Geology of the Adirondack Mountains (cont.)
4 Adirondack Highlands
The Adirondack Highlands contain several generations of rocks that underwent metamorphism during the different orogenies, culminating with granulite facies metamorphism during the Ottawan episode:
-The oldest (ca. 1.4-1.3 Ga) are pre-Elzevirian igneous rocks of a magmatic arc which developed on the southeastern Andean-type margin of Laurentia. They were separated from Laurentia by the Trans-Adirondack basin (TAB) when Adirondis (see p. 1) rifted away. They are were mostly calc-alkaline tonalites and granodiorites, as found in the southern and eastern Highlands.
-Sediments which accumulated in the TAB and were later metamorphosed during the Shawinigan and Ottawan orogenies, giving way to marbles and calcsilicates.
-Gabbro, granodiorite and granite intruded during the Elzevirian orogeny (1245-1220 Ma).
-The plutonic rocks of the AMCG suite (anorthosite-mangerite-charnockite-granite) which formed at the end of the Shawinigan orogeny.
-The post-Shawinigan, pre-Ottawan Hawkeye granite (~1096 Ma), maybe related to the simultaneous magmatism in the Mid-Continent Rift.
-Lyon Mountain granite, which is the only Ottawan igneous unit in the Highlands.

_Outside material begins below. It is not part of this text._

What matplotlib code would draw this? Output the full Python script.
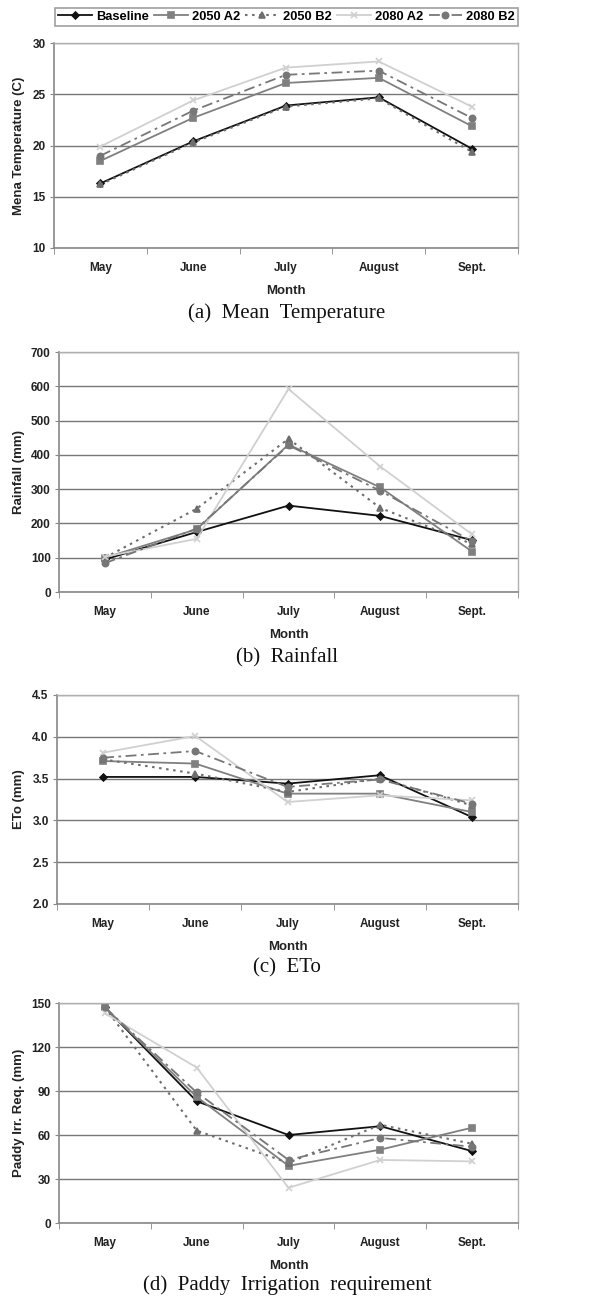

It's a leucogranite, as often found in late-orogenic environments (e.g., in the Himalaya).
The origin of the AMCG suite long remained mysterious and often considered as anorogenic (i.e., formed in a stable crust). However U-Pb dating proved that the suite developed during the terminal phase of the Shawinigan orogeny, and that anorthosite and the MCG components of the suite are coeval. The most commonly accepted explanation is the one given by McLelland et al. (2010), which implies lithospheric delamination. This concept was first considered by Bird (1978, 1979) first in the Himalaya, then in the Colorado Plateau. An overthickened lithosphere (60 km for the Highlands at that time) founders, leading to the delamination of the lithospheric mantle. Hot asthenosphere fills in the void and decompression induces partial melting, so a gabbroic magma can form. Fractionation produces heavier olivine and pyroxene which sink, while lighter plagioclase floats on top of them. Delamination and the end of Shawinigan contraction create an extensional environment where MCG and anorthosite can ascend.
4.1 Older Rocks
Figure 4-1. Royal Mountain tonalite.
The oldest rock in the Adirondacks, dated at 1307 Ma (McLelland, 2003), that was part of a pre-Elzevirian magmatic arc on the southeastern margin of Laurentia (see the history of the Adirondacks in part 1). More broadly such tonalites in southern and eastern Adirondacks have been dated at 1350-1300 Ma (ibidem). Hammer for scale.
Figure 4-2. Irving Pond quartzite.
Very pure quartz sandstone metamorphosed into quartzite. It contains thin dark gray layers of pelitic material. It's been dated at ~1.3 Ga, meaning it derives from pre-Elzevirian sediments, which could have been metamorphosed during the Elzevirian orogeny. Hammer for scale.
Figure 4-3. Charnockite on Rt. 10 north of Canada Lake.
This Elzevirian charnockite (1233 Ma, McLelland and Chiarenzelli ) of granodiorite composition with some pyroxene has been metamorphosed into gneiss and deformed. Hammer for scale.
Figure 4-4. Peck Lake metapelite.
Dark melanosomes of garnet, biotite, quartz and oligoclase. Light leucosomes of quartz, microcline and oligoclase. Leucosomes result from Elzevirian-age anatexis. Both the melanosomes and the leucosomes probably derive from a graywacke-slate protolith (McLelland and Husain, 1986, McLelland, 2003). Hammer for scale.
Figure 4-5. Peck Lake metapelite close-up.
In some places, the leucosomes appear as veins crosscutting the melanosomes. At this scale, red garnet crystals are visible in the melanosomes. Quarter for scale.